Demokrasi küreselleşti
Bahadır Kaleağası (TÜSİAD AB Temsilcisi)
``Kürselleşme karşıtlığı ideolojik bir kavram değil. Belli bir kutupta yer almıyor. Geçerliliği olduğunu düşünmüyorum. Tarih boyunca çeşitli küreselleşme dönemleri yaşandı. Sıra demokrasinin küreselleşmesine geldi. Kararlar artık ulusal düzeyde alınmamalı. Küreselleşme karşıtlarının medya, internet gibi küresel araçları kullandıklarını unutmamalıyız. Zengin ülkeler ticari duvarları kaldırmalı. Fakir ülkeler korunmaktan vazgeçip yeni renklerin katılmasına izin vermeliler. Dünyada küreselleşmeden gerçek anlamda mağdur olan gruplar var. Bazı gruplar bu eylemleri meslek haline getirdi. Bu gruplar, uluslarası rekabetten korkuyorlar ve eylemlerin pazarlayarak kazanç sağlamaya çalışıyorlar.``
İnsani yaşamak mümkün
«Ahmet İnsel (Galatasaray Üniversitesi Öğretim Üyesi)
``Türkiye´deki karşıtların iki amaçları var; liberal ekonominin insanlığa olumsuz etkilerini azaltmak ve zengin ülkelerin dünyanın kaderini etkilemelerine karşı çıkmak. Dünya Bankası bu konuda daha ılımlı. Ancak IMF bütünüyle Amerikan hazinesi politikalarını uyguluyor. Küreselleşmeye karşı çıkanlar arasında zengin ülkelerin vatandaşları çoğunlukta. Zengin ülkeleri vatandaşları protesto ediyor çünkü liberal ekonomiden onlar da olumsuz etkileniyorlar. Bu ülkelerde de büyük gelir adaletsizliği var. Başka bir iktisat, başka bir toplum ve başka bir ´insani yaşam mümkün´. Artık bunu düşünüp ona göre davranmalıyız.``
Sıkıntı ABD kaynaklı
Soli Özel (Bilgi Ünv. Uluslararası İlişkiler Öğretim Üyesi)

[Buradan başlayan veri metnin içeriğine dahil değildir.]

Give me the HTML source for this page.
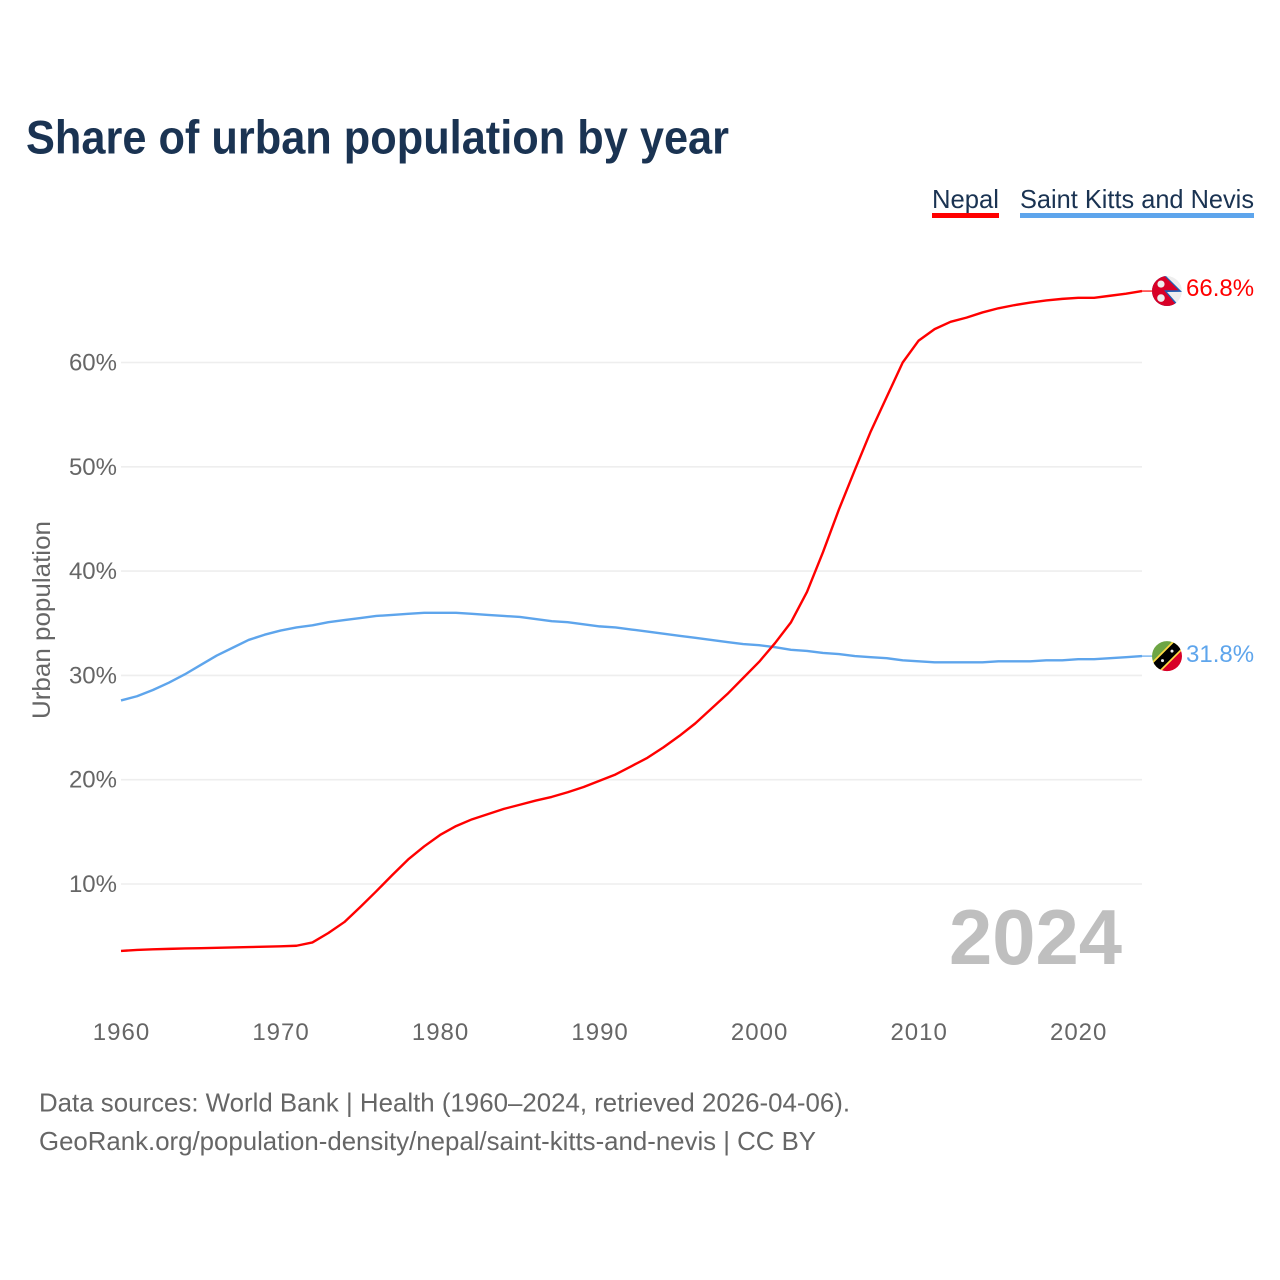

``Küreselleşme karşıtları genelde büyük sermaye ve kapitalizm karşıtı. Ancak onları belli bir gruba dahil etmek zor. Eylemciler arasında gelişmiş ülkelerden gelenler de bulunuyor. Çünkü bütün ülkelerde küreselleşmenin kazananları ve kaybedenleri var. Sıkıntı daha çok ABD kaynaklı. Özellikle Bush´un politikaları karşı tepkiler büyüyor. Küreselleşmenin ABD patentli gibi görünerek tek bir modele indirgenmesi çok yanlış.``
Şiddet, desteği engelliyor
Osman Ulagay (Milliyet Gazetesi Yazarı)
``Küreselleşme karşıtları interneti ve ´network toplumu´ olanaklarını çok iyi kullanarak daha geniş katılımlı gösteriler düzenlemeyi başarıyorlar. Protestocular bir ikilemle karşı karşıya; Eylemlerine şiddet unsurunu kattıkları ölçüde seslerini daha çok duyuruyorlar, dünya medyasının ilgisini çekiyorlar. Şiddet kullanmaları, görüşlerini paylaşan çok daha geniş bir kitlenin bu eylemlere destek vermesini önlüyor. Birçok noktada farklı görüşlere ve inançlara sahip olan ve farklı ülkelerden gelen eylemcileri birleştiren ortak nokta, yaşadıkları dünyanın kendi kontrollerinden çıkmakta olmalarını hissetmeleridir bence.``
Ne ararsan var
Serdar Turgut (Hürriyet Gazetesi Yazarı)
´Küreselleşme karşıtları hem ezilmemeyi hem de dünyayı büyük şirketlerine elinden kurtarmayı istiyorlar. Bu iki isteğin gerçekleşmesi zaten zordu. Şimdi onların ürettikleri çözümler ile daha da imkansız hala geldi. Sosyalizm en azından teorik bir alternatifti. Bunların teori düzeyinde bile sunabildikleri tutarlı alternatifleri yok. Küreselleşme karşıtlarını gruplandırmamam. Çünkü onları çok da yakından izlediğim söylenemez. Çevreciler var, anarşistler var, hayvanseverler var, eşcinseller var, üçüncü dünyacılar var, Che Queveracılar var, ne ararsan var. Ne ararsan var olduğu için de bir şey başaramayacaklar zaten. Küreselleşme emperyalizmin daha da gelişmiş şeklidir. Öyleyse hem zengini daha zengin eder, hem de yeni alanlar açar. Emperyalizm bu gibi çelişkileri içinde taşır.